Elles travaillent dans les coulisses de toute maison d’édition: les relectrices-typographes passent au peigne fin les livres pour que ne subsiste aucune faute de grammaire, de sens ou de syntaxe. Anne Leroy a travaillé aux Éditions Loisirs et Pédagogie pendant plus de quinze ans. Derrière beaucoup de nos livres se cache son travail invisible et inestimable. Elle revient pour nous sur sa carrière et sa passion du (bon) mot.
Parlez-nous un peu de vous. D’où vous est venu cet amour pour les mots?
Anne Leroy: Il remonte à très longtemps! Au collège, j’ai choisi le latin pour le plaisir. J’étais passionnée par la filiation des mots, par leur origine et par leur étymologie. Et puis, il ne s’agit pas uniquement de connaître leur histoire, mais aussi de savoir comment les placer. Combien de fois entend-on les gens utiliser un mot de manière erronée!
Le défi est surtout de respecter le style de l’auteur, sa «patte», et d’être une «éponge» tout en apportant un regard neuf et pertinent.
Contrairement aux métiers d’auteur et d’éditeur, vous faites partie de celles et ceux qui œuvrent dans l’ombre et dont le travail est peu connu. Comment avez-vous géré cet aspect de votre activité?
J’ai toujours réussi à faire abstraction de la chose, même si cela n’a jamais été un sacrifice. Le défi est surtout de respecter le style de l’auteur, sa «patte», et d’être une «éponge» tout en apportant un regard neuf et pertinent. Entre l’auteur, l’éditeur et le relecteur, le travail est complémentaire: le premier écrit, le second s’occupe des aspects techniques, comme la maquette, et le relecteur apporte une distance qui fait parfois défaut à l’auteur, attaché à son texte pour des raisons émotionnelles évidentes. À mes yeux, il s’agit d’une véritable collaboration. Tout ce qui est écrit doit faire passer un message: le plus important, c’est que ce dernier passe.
Notre travail ne doit jamais se voir, c’est bien ça la clé!
Au prix que votre travail ne se voie pas?
Notre travail ne doit jamais se voir, c’est bien ça la clé (rires)! Mais cela ne veut pas dire pour autant qu’il n’est pas important, c’est même tout le contraire. Quand un livre est publié, je sais que mon travail est là, dans le produit final, et cette trace est extrêmement gratifiante. Un de mes anciens élèves, un ferblantier-couvreur venu apprendre le français en Suisse romande, me disait souvent qu’il avait énormément de plaisir à revoir les endroits où il avait couvert des toits, car il pouvait dire: «Tu vois ce toit? À part moi, personne n’est au courant, mais c’est moi qui l’ai fait.» Il en va de même pour mon métier.
Quand vous commencez un travail, comment abordez-vous un texte?
Tout l’art de la relecture consiste à s’imprégner du style de l’auteur et du sujet qu’il traite, à relever les éventuels tics de langage, à comprendre le cheminement intellectuel et la réflexion du géniteur.
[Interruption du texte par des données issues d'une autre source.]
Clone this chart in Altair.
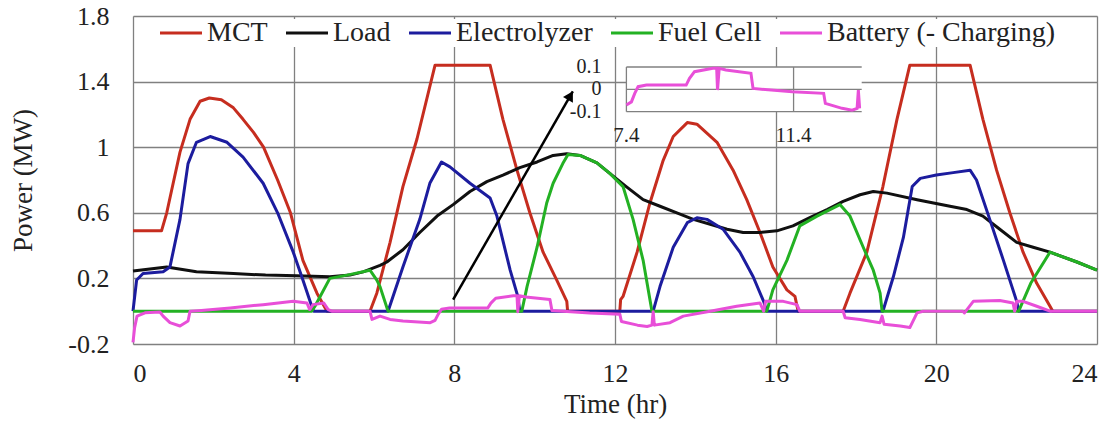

Il faut se laisser envelopper au fil des pages. De plus, l’aspect sémantique prend énormément de temps, de même que la vérification de certains mots, noms propres, faits et dates. Pour moi, un correcteur met un point d’honneur à ne pas laisser de fautes après son passage, mais ne met pas son amour-propre dans le texte qu’il corrige. En tout, un projet peut souvent prendre plusieurs mois. L’arrivée d’internet, avec les dictionnaires en ligne et sa masse incroyable de données, a grandement amélioré le quotidien des relecteurs. Je me souviens avoir passé des jours à la bibliothèque de Rumine, à Lausanne, pour trouver les informations qui me manquaient!
Après plus de quarante ans de carrière, quels sont vos projets pour la retraite?
La passion des mots me taraude toujours. À travers Leroylire, ma propre entreprise, je continue à faire des relectures très ponctuellement pour les Éditions Loisirs et Pédagogie. Depuis les années 2000, je suis également très impliquée dans *l’îlot*, l’association qui soutient les proches qui accompagnent une personne souffrant de troubles psychiques dans le canton de Vaud. Sur le sujet, je donne également des cours comme vacataire à l’École d’études sociales et pédagogiques et à l’École de la Source. Bref, je n’ai pas de quoi m’ennuyer! Cela dit, avec mon métier, je ne me suis jamais ennuyée.